A couple weeks after turning three months old, Kyson started to get congested, and Mayes took the baby to the doctor.

The diagnosis: Respiratory syncytial virus (RSV), which can be fatal in babies younger than four months old.

Mayes was concerned, but relatively calm about Kyson’s illness.

“I looked at it like it was a cold,” she said. “I figured, hey, he’s almost four months old. I’ll do what I’ve got to do and he’ll get better.”

At 2 a.m. Dec. 31, Mayes fed her baby, and they both went to sleep.

Mayes got up at 9 a.m., surprised, then concerned that Kyson didn’t wake her up earlier.

“Kyson’s not breathing!” she shouted after going to the crib. “Call 9-1-1!”

What happened next is a bit of a blur, but Mayes remembers screaming at the top of her lungs.

A woman police officer comforted her and held her like a mother would. Another officer gently put her in a cruiser to follow the ambulance carrying her baby to the hospital.

Chelsea Mayes' son, Kyson, at three months old, shortly before the baby's death

Mayes walked in and out of the room where doctors and nurses were trying to revive the baby.

“And I watched them stop working on him, unplugging everything. ‘Please don’t stop! Please don’t stop!’ ”

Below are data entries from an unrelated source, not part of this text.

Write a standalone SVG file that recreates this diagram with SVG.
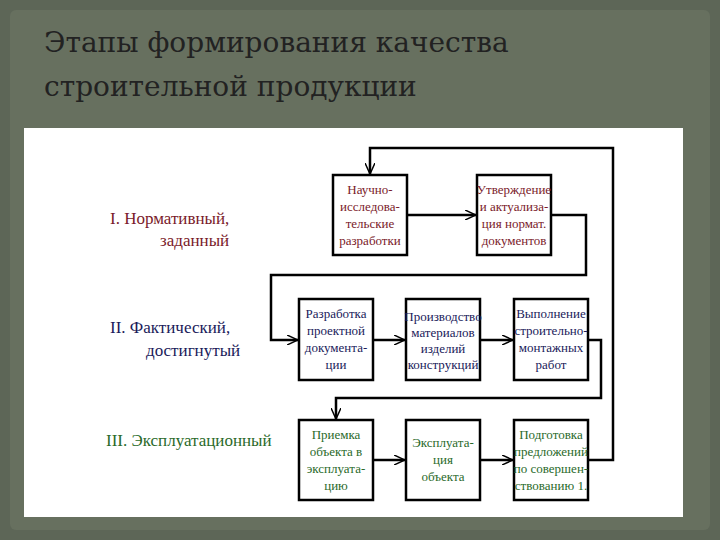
<svg xmlns="http://www.w3.org/2000/svg" width="720" height="540" viewBox="0 0 720 540">
<defs>
<marker id="a" markerWidth="12" markerHeight="10" refX="11" refY="5" orient="auto" markerUnits="userSpaceOnUse"><path d="M0,0 L11,5 L0,10" fill="none" stroke="#000" stroke-width="1.5"/></marker>
</defs>
<style>
.t{font-family:"Liberation Serif","DejaVu Serif",serif;font-size:13px;text-anchor:middle}
.r{fill:#7a1a2a}.n{fill:#1a1a5a}.g{fill:#2a6a2a}
.b{fill:#fff;stroke:#000;stroke-width:2.5}
.c{fill:none;stroke:#000;stroke-width:2.5;marker-end:url(#a)}
.l{font-family:"Liberation Serif","DejaVu Serif",serif;font-size:17px}
.h{font-family:"DejaVu Serif","Liberation Serif",serif;font-size:28px;fill:#222}
</style>
<rect width="720" height="540" fill="#5d6657"/>
<rect x="10" y="10" width="700" height="520" fill="#67705f" rx="6"/>
<text class="h" x="44" y="52">Этапы формирования качества</text>
<text class="h" x="44" y="96">строительной продукции</text>
<rect x="24" y="128" width="659" height="389" fill="#fff"/>
<text class="l r" x="110" y="224">I.  Нормативный,</text>
<text class="l r" x="160" y="246">заданный</text>
<text class="l n" x="110" y="333">II.  Фактический,</text>
<text class="l n" x="146" y="356">достигнутый</text>
<text class="l g" x="106" y="446">III. Эксплуатационный</text>
<g id="connectors">
<path class="c" d="M407,215 H476"/>
<path class="c" d="M551,215 H586 V275 H271 V340 H298"/>
<path class="c" d="M373,340 H405"/>
<path class="c" d="M480,340 H513"/>
<path class="c" d="M588,340 H601 V398 H336 V419"/>
<path class="c" d="M373,460 H405"/>
<path class="c" d="M480,460 H513"/>
<path class="c" d="M588,460 H613 V148 H370 V174"/>
</g>
<g id="n1"><rect class="b" x="333" y="175" width="74" height="80"/><text class="t r"><tspan x="370" y="194">Научно-</tspan><tspan x="370" y="211">исследова-</tspan><tspan x="370" y="228">тельские</tspan><tspan x="370" y="245">разработки</tspan></text></g>
<g id="n2"><rect class="b" x="477" y="175" width="74" height="80"/><text class="t r" font-size="12"><tspan x="514" y="194">Утверждение</tspan><tspan x="514" y="211">и актуализа-</tspan><tspan x="514" y="228">ция нормат.</tspan><tspan x="514" y="245">документов</tspan></text></g>
<g id="n3"><rect class="b" x="299" y="299" width="74" height="81"/><text class="t n"><tspan x="336" y="318">Разработка</tspan><tspan x="336" y="335">проектной</tspan><tspan x="336" y="352">документа-</tspan><tspan x="336" y="369">ции</tspan></text></g>
<g id="n4"><rect class="b" x="406" y="299" width="74" height="81"/><text class="t n" font-size="12"><tspan x="443" y="321">Производство</tspan><tspan x="443" y="337">материалов</tspan><tspan x="443" y="353">изделий</tspan><tspan x="443" y="369">конструкций</tspan></text></g>
<g id="n5"><rect class="b" x="514" y="299" width="74" height="81"/><text class="t n" font-size="12"><tspan x="551" y="318">Выполнение</tspan><tspan x="551" y="335">строительно-</tspan><tspan x="551" y="352">монтажных</tspan><tspan x="551" y="369">работ</tspan></text></g>
<g id="n6"><rect class="b" x="299" y="420" width="74" height="80"/><text class="t g"><tspan x="336" y="439">Приемка</tspan><tspan x="336" y="456">объекта в</tspan><tspan x="336" y="473">эксплуата-</tspan><tspan x="336" y="490">цию</tspan></text></g>
<g id="n7"><rect class="b" x="406" y="420" width="74" height="80"/><text class="t g"><tspan x="443" y="447">Эксплуата-</tspan><tspan x="443" y="464">ция</tspan><tspan x="443" y="481">объекта</tspan></text></g>
<g id="n8"><rect class="b" x="514" y="420" width="74" height="80"/><text class="t g" font-size="12"><tspan x="551" y="439">Подготовка</tspan><tspan x="551" y="456">предложений</tspan><tspan x="551" y="473">по совершен-</tspan><tspan x="551" y="490">ствованию 1.</tspan></text></g>
</svg>
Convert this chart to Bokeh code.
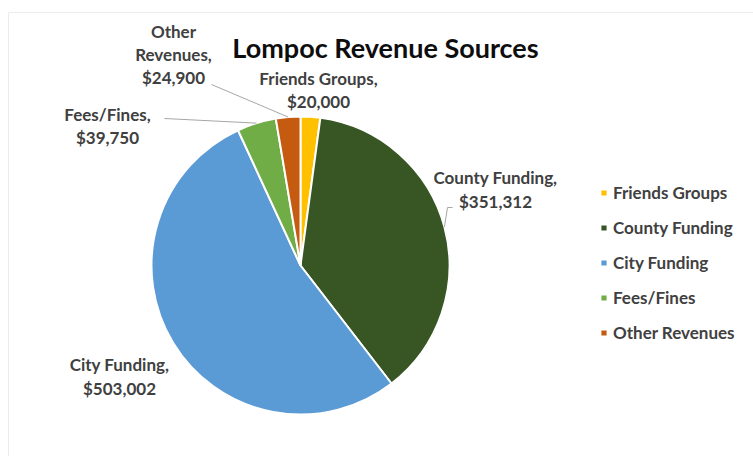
import numpy as np
from bokeh.plotting import figure
from bokeh.models import Range1d, Legend, LegendItem, ColumnDataSource, Label, Span
from bokeh.core.properties import value
from bokeh.embed import file_html
from bokeh.resources import INLINE

# ---- data ----
categories = ["Friends Groups", "County Funding", "City Funding", "Fees/Fines", "Other Revenues"]
values = [20000, 351312, 503002, 39750, 24900]
colors = ["#FFC000", "#375623", "#5B9BD5", "#70AD47", "#C55A11"]
chart_title = "Lompoc Revenue Sources"

# ---- layout (pixels) ----
W, H = 753, 456
LEFT, TOP = 8, 12
FW, FH = W - LEFT, H - TOP
CX, CY = 300 - LEFT, H - 265   # pie centre
R = 149
FONT = "Lato"
TXT = "#404040"

# label block centres as offsets from pie centre (screen px, y down)
label_off = [(18, -175.5), (195, -76), (-181, 111), (-193, -139.5), (-127, -211)]
label_wrap = [False, False, False, False, True]
# leader line start points (offsets from centre), None = no leader
leader_pts = [None, [(152, -58), (147, -58)], None, [(-136, -147)], [(-89, -181)]]

p = figure(width=W, height=H, output_backend="svg", toolbar_location=None,
           x_range=Range1d(0, FW), y_range=Range1d(0, FH),
           x_axis_type=None, y_axis_type=None,
           min_border_left=LEFT, min_border_right=0, min_border_bottom=0, min_border_top=TOP)
p.grid.visible = False
p.outline_line_color = None
p.background_fill_color = "white"
p.add_layout(Span(location=0, dimension="height", line_color="#d9d9d9", line_width=1))
p.add_layout(Span(location=FH, dimension="width", line_color="#d9d9d9", line_width=1))

vals = np.array(values, dtype=float)
frac = vals / vals.sum()
cum = np.concatenate([[0.0], np.cumsum(frac)])
start = np.pi / 2 - 2 * np.pi * cum[:-1]
end = np.pi / 2 - 2 * np.pi * cum[1:]
mid = (start + end) / 2

src = ColumnDataSource(dict(cat=categories, start=start, end=end, color=colors))
wr = p.wedge(x=CX, y=CY, radius=R, start_angle="start", end_angle="end",
             direction="clock", fill_color="color", line_color="white", line_width=2,
             source=src)

# leader lines
lxs, lys = [], []
for i, pts in enumerate(leader_pts):
    if pts is None:
        continue
    xs = [CX + dx for dx, dy in pts] + [CX + R * np.cos(mid[i])]
    ys = [CY - dy for dx, dy in pts] + [CY + R * np.sin(mid[i])]
    lxs.append(xs)
    lys.append(ys)
p.multi_line(xs=lxs, ys=lys, line_color="#a6a6a6", line_width=1)

# data labels
texts = []
for c, v, wflag in zip(categories, values, label_wrap):
    name = c.replace(" ", "\n") if wflag else c
    texts.append(f"{name},\n${v:,}")
lsrc = ColumnDataSource(dict(x=[CX + dx for dx, dy in label_off],
                             y=[CY - dy for dx, dy in label_off], t=texts))
p.text(x="x", y="y", text="t", source=lsrc, text_align="center", text_baseline="middle",
       text_font=value(FONT), text_font_style="bold", text_font_size="17px",
       text_color=TXT, text_line_height=1.1)

# title
p.add_layout(Label(x=385 - LEFT, y=H - 47, text=chart_title, text_align="center",
                   text_baseline="middle", text_font=FONT, text_font_style="bold",
                   text_font_size="27px", text_color="#0d0d0d"))

# legend
items = [LegendItem(label=c, renderers=[wr], index=i) for i, c in enumerate(categories)]
legend = Legend(items=items, location=(591, 113), orientation="vertical",
                glyph_width=9, glyph_height=9, label_height=20, spacing=14,
                padding=0, margin=0, border_line_color=None, background_fill_alpha=0,
                label_text_font=FONT, label_text_font_style="bold",
                label_text_font_size="17px", label_text_color=TXT, label_standoff=5)
p.add_layout(legend)

open("out.html", "w").write(file_html(p, INLINE))
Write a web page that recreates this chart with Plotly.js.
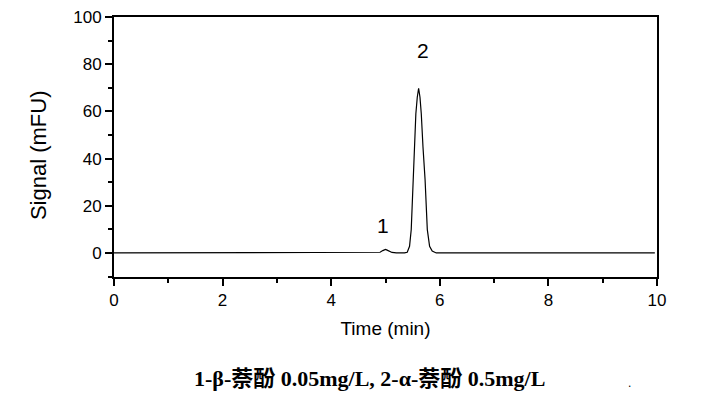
<!DOCTYPE html>
<html>
<head>
<meta charset="utf-8">
<script src="https://cdn.plot.ly/plotly-3.0.1.min.js"></script>
<style>html,body{margin:0;padding:0;background:#fff;}#chart{width:716px;height:393px;}</style>
</head>
<body>
<div id="chart"></div>
<script>
// Chromatogram
const timeMin = [0, 0.5, 1.0, 1.5, 1.58, 1.62, 1.7, 2.0, 2.4, 2.45, 2.5, 3.0, 3.5, 4.0, 4.5, 4.8, 4.85, 4.9, 4.95, 4.98, 5.0, 5.03, 5.07, 5.12, 5.2, 5.3, 5.35, 5.40, 5.443, 5.474, 5.504, 5.53, 5.559, 5.585, 5.61, 5.635, 5.659, 5.69, 5.729, 5.77, 5.812, 5.86, 5.935, 6.0, 6.1, 6.15, 6.5, 7.0, 7.5, 8.0, 8.5, 9.0, 9.5, 9.96];
const signal  = [0, 0, 0, 0, 0.2, 0.2, 0, 0, 0, 0.15, 0, 0, 0, 0, 0, 0, 0.05, 0.3, 1.0, 1.4, 1.5, 1.2, 0.6, 0.2, 0.05, 0.0, 0.0, 0.3, 2.8, 9.9, 28, 44, 59, 66, 69.8, 66, 59, 45, 31, 9.9, 2.8, 0.8, 0.0, 0.0, 0.15, 0.0, 0, 0, 0, 0, 0, 0, 0, 0];
const peakLabels = ["1", "2"];
const peakLabelX = [4.96, 5.69];
const peakLabelY = [11.5, 85.9];
const xTicks = [0, 2, 4, 6, 8, 10];
const yTicks = [0, 20, 40, 60, 80, 100];
const xTitle = "Time (min)";
const yTitle = "Signal (mFU)";
const caption = "1-β-萘酚 0.05mg/L, 2-α-萘酚 0.5mg/L";

const sans = "Liberation Sans, Arial, sans-serif";
const tickFont = {family: sans, size: 17, color: "#000"};

const trace = {
  x: timeMin, y: signal, type: "scatter", mode: "lines",
  line: {color: "#000", width: 1.2}, hoverinfo: "skip"
};

const annotations = peakLabels.map((t, i) => ({
  x: peakLabelX[i], y: peakLabelY[i], xref: "x", yref: "y",
  text: t, showarrow: false, font: {family: sans, size: 21, color: "#000"}
}));
annotations.push({
  xref: "paper", yref: "paper", x: 0, y: 0.469, xshift: -76,
  xanchor: "center", yanchor: "middle", showarrow: false, textangle: -90,
  text: yTitle, font: {family: sans, size: 22, color: "#000"}
});
annotations.push({
  xref: "paper", yref: "paper", x: 0.47, y: -0.39,
  xanchor: "center", yanchor: "middle", showarrow: false,
  text: "<b>" + caption + "</b>",
  font: {family: "Liberation Serif, Times New Roman, Noto Sans CJK SC, serif", size: 22, color: "#000"}
});
annotations.push({
  xref: "paper", yref: "paper", x: 0.95, y: -0.442,
  xanchor: "center", yanchor: "bottom", showarrow: false,
  text: ".", font: {family: sans, size: 12, color: "#000"}
});

const layout = {
  width: 716, height: 393,
  margin: {l: 114, r: 59, t: 17, b: 116},
  paper_bgcolor: "#fff", plot_bgcolor: "#fff",
  showlegend: false,
  font: tickFont,
  xaxis: {
    range: [0, 10], tickvals: xTicks, ticktext: xTicks.map(String),
    showline: true, linewidth: 2, linecolor: "#000", mirror: true,
    ticks: "outside", ticklen: 7, tickwidth: 2, tickcolor: "#000",
    minor: {dtick: 1, tick0: 0, ticks: "outside", ticklen: 4, tickwidth: 2, tickcolor: "#000", showgrid: false},
    showgrid: false, zeroline: false, tickfont: tickFont,
    title: {text: xTitle, font: {family: sans, size: 19, color: "#000"}, standoff: 12}
  },
  yaxis: {
    range: [-10.2, 100], tickvals: yTicks, ticktext: yTicks.map(String),
    showline: true, linewidth: 2, linecolor: "#000", mirror: true,
    ticks: "outside", ticklen: 7, tickwidth: 2, tickcolor: "#000",
    minor: {dtick: 10, tick0: 0, ticks: "outside", ticklen: 4, tickwidth: 2, tickcolor: "#000", showgrid: false},
    showgrid: false, zeroline: false, tickfont: tickFont
  },
  annotations: annotations
};

Plotly.newPlot("chart", [trace], layout, {displayModeBar: false, staticPlot: true});
</script>
</body>
</html>
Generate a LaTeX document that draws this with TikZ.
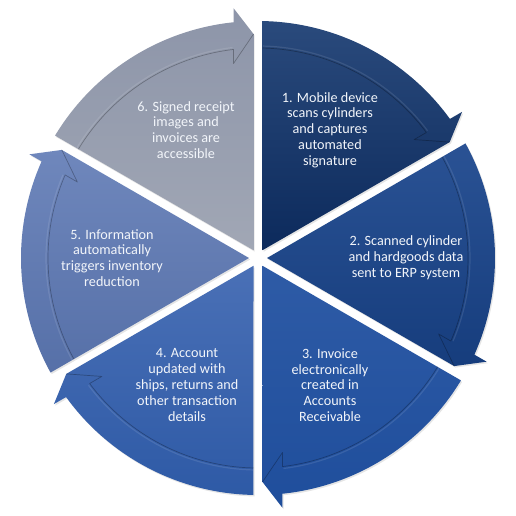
\documentclass[tikz,border=0pt]{standalone}
\usepackage{fontspec}
\setmainfont{Carlito}
\definecolor{sAt}{HTML}{2A4A7C}\definecolor{sAb}{HTML}{0C2A5C}
\definecolor{sBt}{HTML}{2A5294}\definecolor{sBb}{HTML}{163D7D}
\definecolor{sCt}{HTML}{2E5BA6}\definecolor{sCb}{HTML}{1F4E9C}
\definecolor{sDt}{HTML}{4A70B6}\definecolor{sDb}{HTML}{2E5AA6}
\definecolor{sEt}{HTML}{6F87BC}\definecolor{sEb}{HTML}{5670A8}
\definecolor{sFt}{HTML}{8D95A9}\definecolor{sFb}{HTML}{A1A7B5}
\definecolor{txtc}{HTML}{F2F5FA}
\tikzset{
  segtext/.style={text=txtc, font=\fontsize{14.2}{15.8}\selectfont, align=center, inner sep=0pt},
}
% #1 rotation (angle of the clockwise boundary), #2 top colour, #3 bottom colour
\newcommand\cycseg[3]{%
  \fill[black, opacity=0.10, xshift=1.2pt, yshift=-1.5pt]
    ({#1+30}:9) -- ({#1+58.91}:237)
    arc[start angle={#1+58.91}, end angle={#1+5.93}, radius=237]
    -- ({#1+5.60}:251) -- ({#1+1.151}:224) -- cycle;
  \shade[top color=#2, bottom color=#3]
    ({#1+30}:9) -- ({#1+58.91}:237)
    arc[start angle={#1+58.91}, end angle={#1+5.93}, radius=237]
    -- ({#1+5.60}:251) -- ({#1+1.151}:224) -- cycle;
  \draw[white, opacity=0.10, line width=1.2pt]
    ({#1+58.6}:212) arc[start angle={#1+58.6}, end angle={#1+6.9}, radius=212];
  \draw[black, opacity=0.28, line width=0.7pt, line join=round]
    ({#1+58.77}:210) arc[start angle={#1+58.77}, end angle={#1+6.70}, radius=210]
    -- ({#1+7.18}:196) -- ({#1+1.151}:224);
}
\begin{document}
\begin{tikzpicture}[x=1pt, y=1pt]
  \useasboundingbox[fill=white] (-258,-258) rectangle (258,258);
  \cycseg{30}{sAt}{sAb}
  \cycseg{-30}{sBt}{sBb}
  \cycseg{-90}{sCt}{sCb}
  \cycseg{-150}{sDt}{sDb}
  \cycseg{150}{sEt}{sEb}
  \cycseg{90}{sFt}{sFb}
  \node[segtext] (t1) at (72,128) {1. Mobile device\\scans cylinders\\and captures\\automated\\signature};
  \node[segtext] (t2) at (148,0) {2. Scanned cylinder\\and hardgoods data\\sent to ERP system};
  \node[segtext] (t3) at (72,-127) {3. Invoice\\electronically\\created in\\Accounts\\Receivable};
  \node[segtext] (t4) at (-71,-127) {4. Account\\updated with\\ships, returns and\\other transaction\\details};
  \node[segtext] (t5) at (-146,0) {5. Information\\automatically\\triggers inventory\\reduction};
  \node[segtext] (t6) at (-72,128) {6. Signed receipt\\images and\\invoices are\\accessible};
\end{tikzpicture}
\end{document}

As nurses wrapped up Kyson, Mayes bolted from the room and screamed and screamed in the hospital hallways.

She eventually went back into the room where her baby died. She cried.

“A while later, I could tell my dad was coming in because he was sobbing so loud,” Mayes said, tears in her eyes.

“It was heartbreaking. Everybody was in tears.”

Just before the funeral started, Mayes and her brother walked up to the casket and quietly sang “Hakuna Matata” from “The Lion King,” their favorite song to sing to Kyson.

As dozens of people filed in, though, Mayes said she started to feel peace and joy.

“I have never seen so many people at a funeral. It’s amazing how such a new little baby could touch so many lives so quickly,” she said.

Smiling, dry-eyed, Mayes stood up and sang two gospel songs, “Who Holds My Hand” and “Thank You Lord for All You’ve Done for Me,” in front of all those people.

“You had to be there to believe it. The sun was beaming in that church harder than ever.”

Chelsea Mayes got a tattoo of her baby, Kyson, on her right arm shortly after Kyson died

That’s when Mayes decided she would live her life as she believed that Kyson would want, acting with love and grace in all she does.

And that includes when a Cheddar’s waitress, someone whom she liked, later used a racial slur on social media to refer to her and her friends. (The server no longer works at the restaurant.)

“I couldn’t bring myself to negatively attack her,” Mayes said.

“Now I think: How would Kyson want me to respond to things as his mom? Would it make Kyson smile?”